18 January, 2005

Iran, intervention, and intelligence

Seymour Hersh's latest piece on Iran and American intelligence has made a few waves with its assertion that the US has conducted
secret reconnaissance missions inside Iran at least since last summer. Much of the focus is on the accumulation of intelligence and targeting information on Iranian nuclear, chemical, and missile sites, both declared and suspected. The goal is to identify and isolate three dozen, and perhaps more, such targets that could be destroyed by precision strikes and short-term commando raids.

There is also understandable concern about the CIA covert action mission being taken over by the Department of Defense. But all of that misses what I consider to be Hersh's critical point: with or without the intelligence, no matter who is put on the ground, the mission is NOT about Weapons of Mass Destruction. It is about changing the fundamental (if you'll pardon the expression) dynamic in the region.
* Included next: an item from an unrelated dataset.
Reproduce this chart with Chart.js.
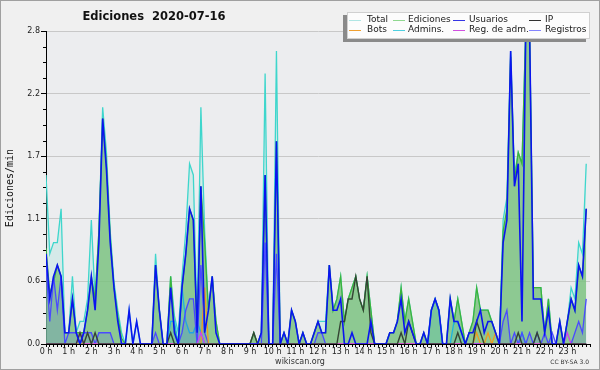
<!DOCTYPE html>
<html><head><meta charset="utf-8">
<script src="https://cdn.jsdelivr.net/npm/chart.js@4/dist/chart.umd.min.js"></script>
<style>html,body{margin:0;padding:0;background:#f0f0f0}#wrap{width:600px;height:370px;position:relative}</style>
</head><body><div id="wrap"><canvas id="c" width="600" height="370"></canvas></div>
<script>
const chartTitle = 'Ediciones  2020-07-16';
const yTitle = 'Ediciones/min';
const hourLabels = ['0 h','1 h','2 h','3 h','4 h','5 h','6 h','7 h','8 h','9 h','10 h','11 h','12 h','13 h','14 h','15 h','16 h','17 h','18 h','19 h','20 h','21 h','22 h','23 h'];
const yTickValues = [0, 0.5556, 1.1111, 1.6667, 2.2222, 2.7778];
const yTickLabels = ['0.0','0.6','1.1','1.7','2.2','2.8'];

const total = [1.5,0.8,0.9,0.9,1.2,0.1, 0.1,0.6,0.1,0.2,0.2,0.4, 1.1,0.4,1.0,2.1,1.7,1.0, 0.55,0.3,0.1,0,0.3,0,
 0.2,0,0,0,0,0.8, 0.3,0,0,0.6,0.25,0.1, 0.6,1.0,1.6,1.5,0.2,2.1, 1.0,0.3,0.6,0.2,0,0,
 0,0,0,0,0,0, 0,0.1,0,0.1,2.4,0, 0,2.6,0,0.1,0,0.3, 0.2,0,0.1,0,0,0.1,
 0.2,0.2,0.2,0.7,0.3,0.4, 0.6,0.2,0.4,0.5,0.6,0.4, 0.3,0.6,0.3,0,0,0, 0,0.1,0.1,0.2,0.5,0.2,
 0.4,0.2,0,0,0.1,0, 0.3,0.4,0.3,0,0,0.4, 0.2,0.4,0.2,0,0.1,0.2, 0.5,0.3,0.3,0.3,0.2,0.1,
 0,1.1,1.3,2.6,1.5,1.7, 1.6,2.8,2.8,0.5,0.5,0.5, 0.1,0.4,0,0,0.2,0, 0.2,0.5,0.4,0.9,0.8,1.6];
const ediciones = [0.85,0.45,0.55,0.7,0.6,0.1, 0.1,0.4,0.1,0.1,0.1,0.3, 0.6,0.4,1.0,2.0,1.6,0.95, 0.5,0.25,0.05,0,0,0,
 0,0,0,0,0,0.7, 0.3,0,0,0.6,0.15,0, 0.5,0.8,1.2,1.1,0.1,1.4, 0.9,0.3,0.6,0.2,0,0,
 0,0,0,0,0,0, 0,0.1,0,0.1,1.5,0, 0,1.8,0,0.1,0,0.3, 0.2,0,0.1,0,0,0.1,
 0.2,0.1,0.1,0.7,0.3,0.4, 0.6,0.2,0.4,0.5,0.6,0.4, 0.3,0.6,0.3,0,0,0, 0,0.1,0.1,0.2,0.5,0.2,
 0.4,0.2,0,0,0.1,0, 0.3,0.4,0.3,0,0,0.4, 0.2,0.4,0.2,0,0.1,0.2, 0.5,0.3,0.3,0.3,0.2,0.1,
 0,1.0,1.2,2.55,1.45,1.7, 1.6,2.8,2.8,0.5,0.5,0.5, 0.1,0.4,0,0,0.2,0, 0.2,0.4,0.3,0.7,0.6,1.2];
const usuarios = [0.8,0.4,0.6,0.7,0.6,0.1, 0.1,0.4,0.1,0,0.1,0.3, 0.6,0.3,0.9,2.0,1.55,0.9, 0.5,0.2,0,0,0.3,0,
 0.2,0,0,0,0,0.7, 0.3,0,0,0.5,0.1,0, 0.5,0.8,1.2,1.1,0.1,1.4, 0.1,0.3,0.6,0.1,0,0,
 0,0,0,0,0,0, 0,0,0,0.1,1.5,0, 0,1.8,0,0.1,0,0.3, 0.2,0,0.1,0,0,0.1,
 0.2,0.1,0.1,0.7,0.3,0.3, 0.4,0,0,0.1,0,0, 0,0,0.2,0,0,0, 0,0.1,0.1,0.2,0.4,0.1,
 0.2,0.1,0,0,0.1,0, 0.3,0.4,0.3,0,0,0.4, 0.2,0.2,0.1,0,0.1,0.1, 0.2,0.3,0.1,0.2,0.2,0.1,
 0,0.9,1.1,2.6,1.4,1.6, 0.2,2.8,2.8,0.4,0.4,0.4, 0.1,0.3,0,0,0.2,0, 0.2,0.4,0.3,0.7,0.6,1.2];
const ip = [0,0,0,0,0,0, 0,0,0,0.1,0,0.1, 0,0.1,0,0,0,0, 0,0,0,0,0,0,
 0,0,0,0,0,0, 0,0,0,0.1,0,0, 0,0,0,0,0,0, 0,0,0,0,0,0,
 0,0,0,0,0,0, 0,0.1,0,0,0,0, 0,0,0,0,0,0, 0,0,0,0,0,0,
 0,0,0,0,0,0, 0.2,0.2,0.4,0.4,0.6,0.4, 0.3,0.6,0.1,0,0,0, 0,0,0,0,0.1,0,
 0.2,0.1,0,0,0,0, 0,0,0,0,0,0, 0,0.1,0,0,0,0, 0.2,0.1,0,0,0,0,
 0,0,0,0,0,0.1, 0,0,0,0,0.1,0, 0,0,0,0,0,0, 0,0,0,0,0,0];
const bots = [0,0,0,0,0,0, 0,0,0,0,0,0, 0,0,0,0,0,0, 0,0,0,0,0,0,
 0,0,0,0,0,0, 0,0,0,0,0,0, 0,0,0,0,0,0, 0.5,0,0,0,0,0,
 0,0,0,0,0,0, 0,0,0,0,0,0, 0,0,0,0,0,0, 0,0,0,0,0,0,
 0,0,0,0,0,0, 0,0,0,0,0,0, 0,0,0,0,0,0, 0,0,0,0,0,0,
 0,0,0,0,0,0, 0,0,0,0,0,0, 0,0,0,0,0,0, 0.1,0,0,0.1,0,0.1,
 0,0,0,0,0,0, 0,0,0,0,0,0, 0,0,0,0,0,0, 0,0,0,0,0,0];
const admins = [0,0,0,0,0,0, 0,0,0,0,0,0, 0,0,0,0,0,0, 0,0,0,0,0,0,
 0,0,0,0,0,0, 0,0,0,0.2,0.2,0, 0.5,0.2,0.1,0.1,0.2,0.1, 0,0,0,0,0,0,
 0,0,0,0,0,0, 0,0,0,0,0,0, 0,0,0,0,0,0, 0,0,0,0,0,0,
 0,0,0,0,0,0, 0,0,0,0,0,0, 0,0,0,0,0,0, 0,0,0,0,0,0,
 0,0,0,0,0,0, 0.3,0.4,0.3,0,0,0, 0.2,0.2,0.1,0,0,0, 0,0,0,0,0,0,
 0,0,0,0,0,0, 0.1,0,0,0,0,0, 0,0,0,0,0,0, 0,0,0,0,0,0];
const regAdm = [0,0,0,0,0,0, 0,0,0,0.1,0,0, 0,0,0,0,0,0, 0,0,0,0,0,0,
 0,0,0,0,0,0, 0,0,0,0,0,0, 0,0,0,0,0,0.1, 0,0,0,0,0,0,
 0,0,0,0,0,0, 0,0,0,0,0,0, 0,0,0,0,0,0, 0,0,0,0,0,0,
 0,0,0,0,0,0, 0,0,0,0,0,0, 0,0,0,0,0,0, 0,0,0,0,0,0,
 0,0,0,0,0,0, 0,0,0,0,0,0, 0,0,0,0,0,0, 0,0,0,0,0,0,
 0,0,0,0,0,0, 0,0,0,0,0,0, 0,0,0,0,0,0, 0.1,0,0,0,0,0];
const registros = [0.7,0.2,0.6,0.3,0.6,0, 0.1,0.1,0.1,0,0.1,0.1, 0.1,0,0.1,0.1,0.1,0.1, 0,0,0,0,0,0,
 0,0,0,0,0,0.1, 0,0,0,0,0,0, 0.1,0.3,0.4,0.4,0,0.7, 0.1,0,0,0,0,0,
 0,0,0,0,0,0, 0,0,0,0,0.9,0, 0,0.8,0,0,0,0, 0,0,0,0,0,0,
 0.1,0.1,0,0,0,0, 0,0,0,0,0,0, 0,0,0,0,0,0, 0,0,0,0,0,0,
 0,0,0,0,0,0, 0,0,0,0,0,0, 0,0,0,0,0,0, 0,0,0,0,0,0,
 0,0.2,0.3,0,0.1,0, 0.1,0,0.1,0,0.1,0, 0.1,0,0.1,0,0,0, 0,0,0.1,0.2,0.1,0.4];

const seriesNames = ['Total','Ediciones','Usuarios','IP','Bots','Admins.','Reg. de adm.','Registros'];
const legendColors = ['#b0e6e4','#90d890','#3434e4','#303030','#f0a030','#50d0e0','#d050e0','#8484ff'];
const slots = total.map((_, i) => i);

const FONT = 'DejaVu Sans';

function ds(label, data, color, width, order, fill, bg) {
  return { label, data, borderColor: color, borderWidth: width, pointRadius: 0, tension: 0,
    fill: fill ? 'origin' : false, backgroundColor: bg || 'rgba(0,0,0,0)', order };
}

const bgPlugin = {
  id: 'bg',
  beforeDraw(chart) {
    const c = chart.ctx, a = chart.chartArea;
    c.save();
    c.fillStyle = '#f0f0f0'; c.fillRect(0, 0, 600, 370);
    c.fillStyle = '#ecedef'; c.fillRect(a.left, a.top, a.right - a.left, a.bottom - a.top);
    c.restore();
  },
  afterDraw(chart) {
    const c = chart.ctx, y = chart.scales.y;
    c.save();
    const step = (yTickValues[1] - yTickValues[0]) / 4;
    c.strokeStyle = '#000'; c.lineWidth = 1;
    for (let k = 1; k < 20; k++) {
      if (k % 4 === 0) continue;
      const py = Math.round(y.getPixelForValue(k * step)) + 0.5;
      c.beginPath(); c.moveTo(43, py); c.lineTo(46, py); c.stroke();
    }
    c.fillStyle = '#111'; c.font = 'bold 11.5px "' + FONT + '"';
    c.textAlign = 'center'; c.textBaseline = 'middle';
    c.fillText(chartTitle, 154, 17);
    c.save(); c.translate(10, 188); c.rotate(-Math.PI / 2);
    c.font = '10px "DejaVu Sans Mono"'; c.fillStyle = '#111';
    c.fillText(yTitle, 0, 0); c.restore();
    c.font = '8px "' + FONT + '"'; c.fillStyle = '#333';
    c.fillText('wikiscan.org', 300, 362);
    c.font = '6px "' + FONT + '"'; c.textAlign = 'right';
    c.fillText('CC BY-SA 3.0', 589, 362);
    c.fillStyle = '#8a8a8a'; c.fillRect(343, 15, 243, 27);
    c.fillStyle = '#fcfcfc'; c.fillRect(347, 12, 243, 27);
    c.strokeStyle = '#d0d0d0'; c.strokeRect(347.5, 12.5, 242, 26);
    const sx = [349, 393, 453, 529], tx = [367, 408, 469, 545], ry = [19.5, 29.5];
    c.font = '9px "' + FONT + '"'; c.textAlign = 'left'; c.textBaseline = 'middle';
    for (let i = 0; i < 8; i++) {
      const col = i % 4, row = Math.floor(i / 4);
      c.strokeStyle = legendColors[i]; c.lineWidth = 1;
      c.beginPath(); c.moveTo(sx[col], Math.round(ry[row]) + 0.5); c.lineTo(sx[col] + 12, Math.round(ry[row]) + 0.5); c.stroke();
      c.fillStyle = '#1a1a1a';
      c.fillText(seriesNames[i], tx[col], ry[row]);
    }
    c.strokeStyle = '#a0a0a0'; c.lineWidth = 1;
    c.strokeRect(0.5, 0.5, 599, 369);
    c.restore();
  }
};

new Chart(document.getElementById('c'), {
  type: 'line',
  data: {
    labels: slots,
    datasets: [
      ds('Total', total, '#3ed6cc', 1.3, 8, true, 'rgba(160,228,218,0.30)'),
      ds('Ediciones', ediciones, '#3cb43c', 1.3, 7, true, 'rgba(118,190,118,0.76)'),
      ds('Admins.', admins, '#1cb4e0', 1.3, 6, true, 'rgba(0,180,225,0.12)'),
      ds('Registros', registros, '#4a4aff', 1.3, 5, true, 'rgba(70,70,255,0.15)'),
      ds('Bots', bots, '#f09a20', 1.3, 4, false),
      ds('Reg. de adm.', regAdm, '#d040f0', 1.3, 3, false),
      ds('IP', ip, '#344434', 1.4, 2, false),
      ds('Usuarios', usuarios, '#0a14f0', 1.6, 1, false)
    ]
  },
  options: {
    responsive: false, animation: false, devicePixelRatio: 1,
    layout: { padding: { top: 31, right: 10, left: 0, bottom: 0 } },
    plugins: { legend: { display: false }, tooltip: { enabled: false }, title: { display: false } },
    scales: {
      x: {
        type: 'linear', min: 0, max: 144,
        afterBuildTicks: s => { s.ticks = Array.from({ length: 145 }, (_, k) => ({ value: k })); },
        afterFit: s => { s.height = 26; },
        ticks: { autoSkip: false, maxRotation: 0, minRotation: 0, padding: 0,
          font: { family: FONT, size: 8 }, color: '#222',
          callback: v => (v % 6 === 0 && hourLabels[v / 6]) ? hourLabels[v / 6] : '' },
        grid: { drawOnChartArea: false, drawTicks: true, tickLength: 3, tickColor: '#000', tickWidth: 1 },
        border: { display: true, color: '#000', width: 1 }
      },
      y: {
        type: 'linear', min: 0, max: yTickValues[yTickValues.length - 1],
        afterBuildTicks: s => { s.ticks = yTickValues.map(v => ({ value: v })); },
        afterFit: s => { s.width = 46; },
        ticks: { padding: 1, font: { family: FONT, size: 8 }, color: '#222',
          callback: (v, i) => yTickLabels[i] },
        grid: { color: c => (c.tick && c.tick.value > 0) ? '#c8c8c8' : 'rgba(0,0,0,0)',
          tickColor: '#000', tickLength: 5, lineWidth: 1 },
        border: { display: true, color: '#000', width: 1 }
      }
    }
  },
  plugins: [bgPlugin]
});
</script></body></html>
Despite the deteriorating security situation in Iraq, the Bush Administration has not reconsidered its basic long-range policy goal in the Middle East: the establishment of democracy throughout the region.

Rumsfeld is quoted that

“This is a war against terrorism, and Iraq is just one campaign. The Bush Administration is looking at this as a huge war zone,” the former high-level intelligence official told me. “Next, we’re going to have the Iranian campaign. We’ve declared war and the bad guys, wherever they are, are the enemy. This is the last hurrah—we’ve got four years, and want to come out of this saying we won the war on terrorism.”

Swell. Can anyone say "imperial overstretch"? I knew you could.